Technique de tracé
Tous les tracés sont établis sur la base d’éléments fiables, comme par exemple les planches de reproduction originales fournies par les musées, des scans, posters et relevés dimensionnels compilés par des experts. Lorsque c’est nécessaire (c’est souvent le cas), les images sont redressées par des moyens digitaux pour respecter strictement les dimensions hors tout (mise à l’échelle) et les proportions X/Y, trop souvent victimes des distorsions optiques des appareils photos.
De plus, plusieurs siècles sont passés par là et l’état actuel des moules tels qu’on les voit aujourd’hui est sans aucun doute assez différent de leur état d’origine : usure, éclats, déformations… Pour cette raison, reproduire les moules tel quel n’aurait pas vraiment de sens car les violons qui en sortiraient seraient assez peu conformes à ceux qu’ils ont généré au XVIIème siècle. Les tracés ont donc été «restaurés» pour reproduire le plus fidèlement possible les moules originaux tels qu’ils devaient être à l’époque de leur utilisation : les contours ont été retendus pour survoler les zones usées ou abîmées, et comparés aux tracés géométriques théoriques ayant servi à les créer. Dans tous les cas, le but est de créer un moule parfaitement fidèle à l’intention d’origine du maître.

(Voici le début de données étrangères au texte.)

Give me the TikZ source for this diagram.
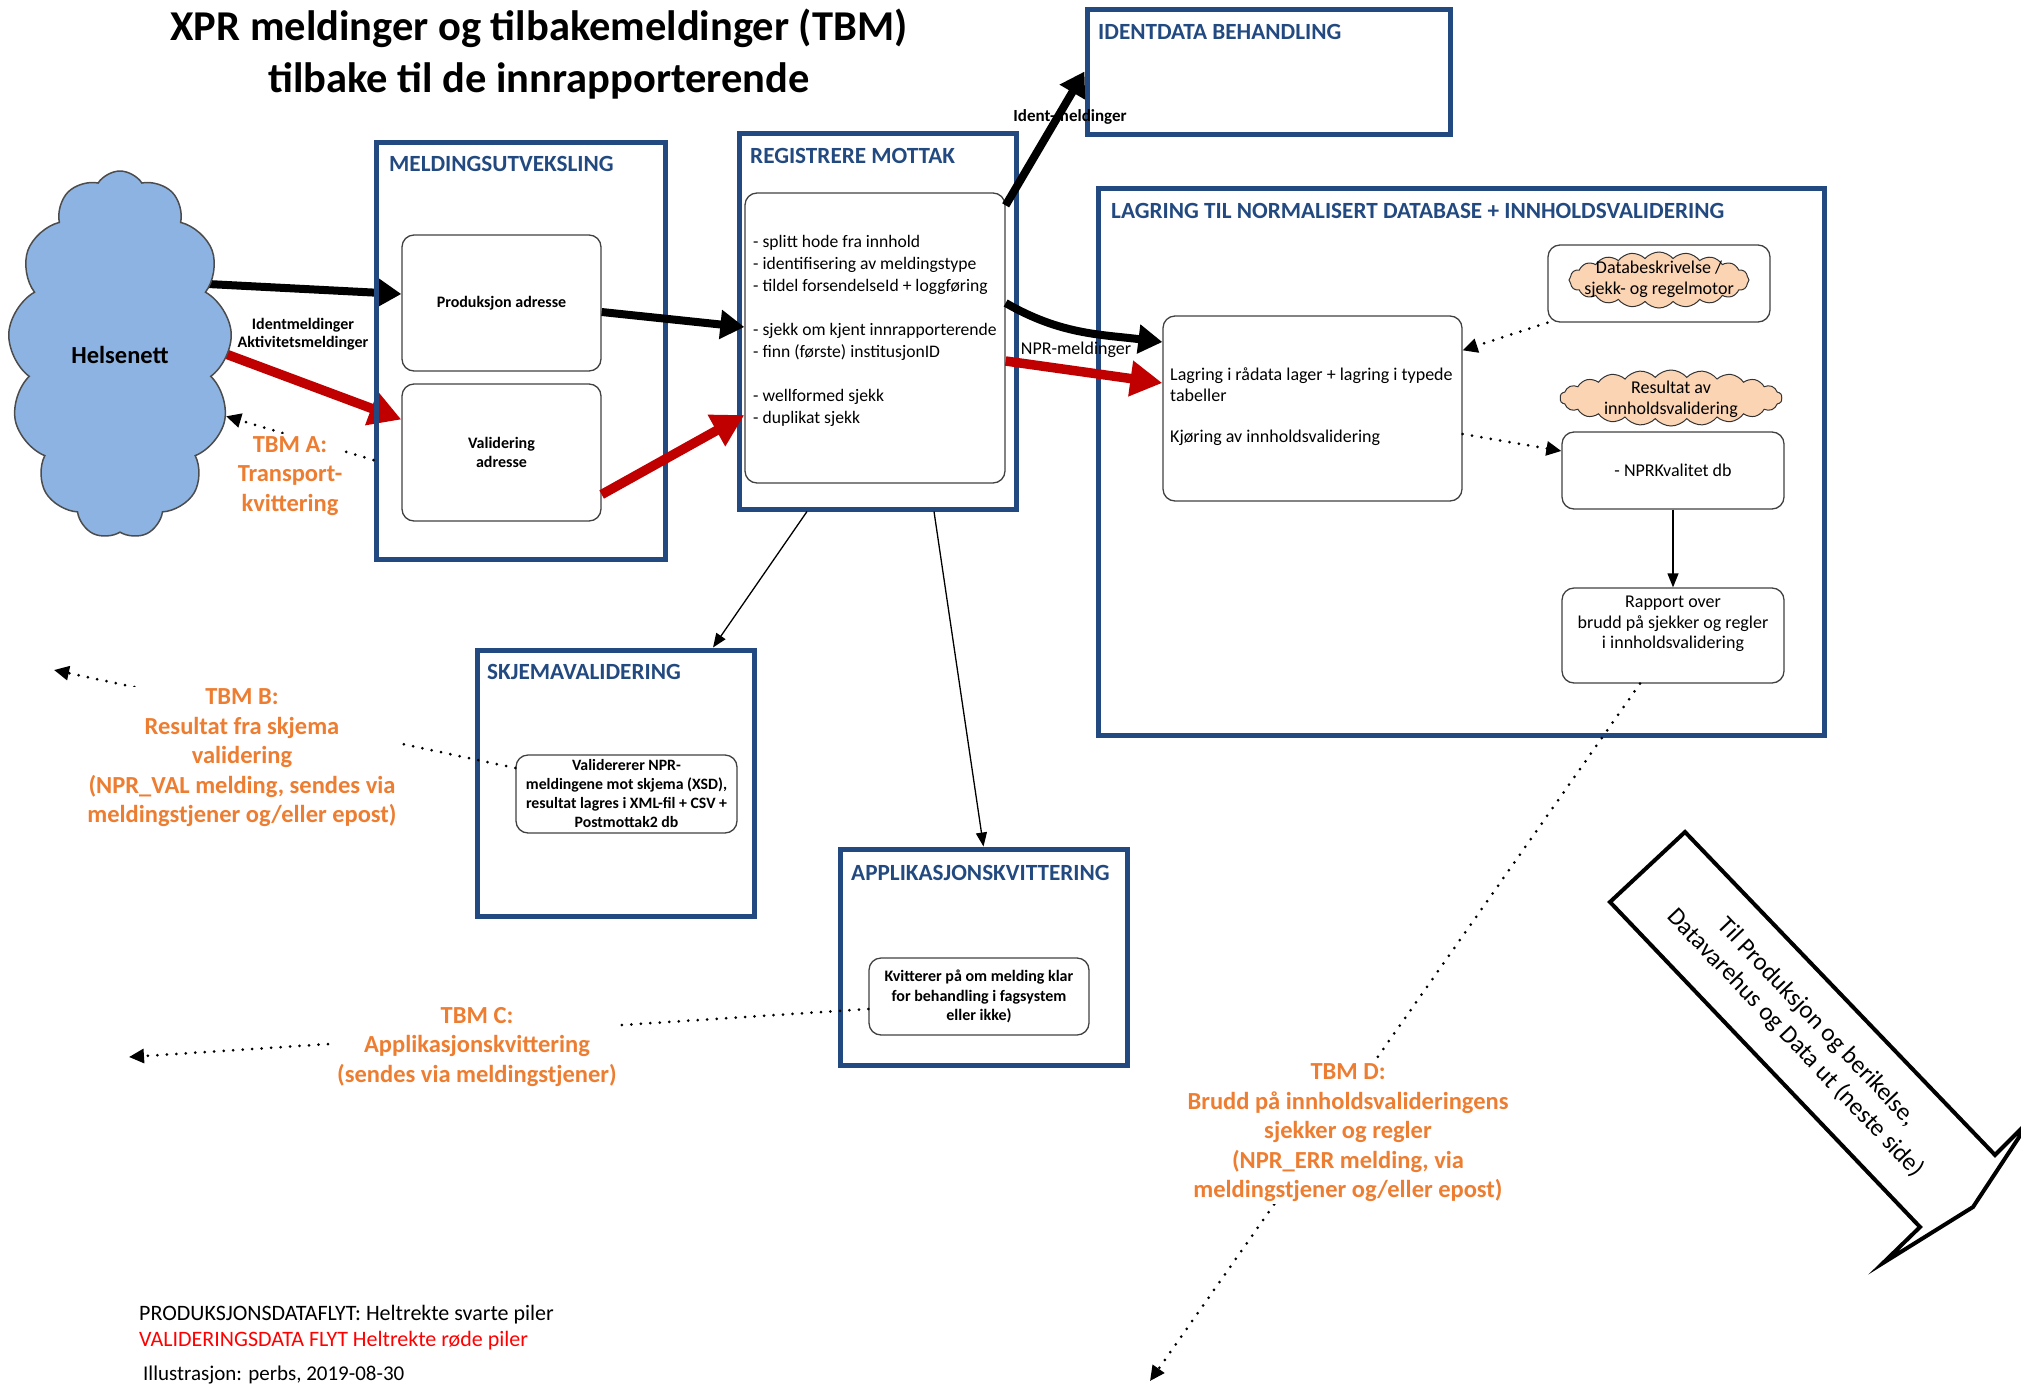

Suivant votre projet de construction, vous pouvez choisir entre deux types de tracé :
Tracé «asymétrique»
Il est constitué d’une courbe spline très tendue qui suit le plus fidèlement possible le contour du moule original mais en survolant les zones d’usure pour ne pas les reproduire. Le but de ce tracé est d’obtenir une réplique précise du moule tel qu’il était à l’époque de son utilisation tout en conservant ses asymétries et ses imprécisions. C’est donc le choix pertinent pour les reproduction d’instruments célèbres où pour les luthiers qui souhaitent conserver les subtiles dissymétries qui font le charme des instruments anciens. Attention. vous pouvez être dérouté par le fait que les axes de construction apparaissent légèrement «de travers» et décentrés par rapport au contour : c’est tout à fait intentionnel et représentatif des imperfections du moule original. Mais vous devrez être capable de les interpréter subtilement pour en tenir compte dans la suite de la construction, notamment pour aligner le manche, placer les ouïes et tracer le contour final de la table et du fond dans les règles de l’art.
Tracé «géométrique»
Il correspond à une reproduction géométriquement parfaite du moule. Les axes de construction sont parfaitement centrés et perpendiculaires et le contour reproduit la succession exacte d’arcs de cercles et les proportions correspondants aux règles de tracés connues. Le but de ce tracé est de produire un moule sans défaut, tel qu’aurait pu le faire Stradivari ou ses collègues s’ils avaient manié la CAO et l’usinage à commande numérique. C’est donc le choix à privilégier pour créer des instruments géométriquement «parfaits» ou lorsque vous souhaitez appliquer vos propres déformations à la couronne d’éclisse pour imiter celles d’un instrument connu. Bien sûr, ces moules sont plus faciles à exploiter pour la suite de la construction car tout est parfaitement aligné et symétrique, vous n’avez pas de question à vous poser.

Dans certains cas particuliers (notament pour Guarnerius del Gesu et les Amati), les moules originaux n’existent plus. Pour ceux là, le tracé n’est disponible qu’en version géométrique et il a été établi sur la base de posters et de CT-scans d’un panel de violons réputés fabriqués avec le moule concerné.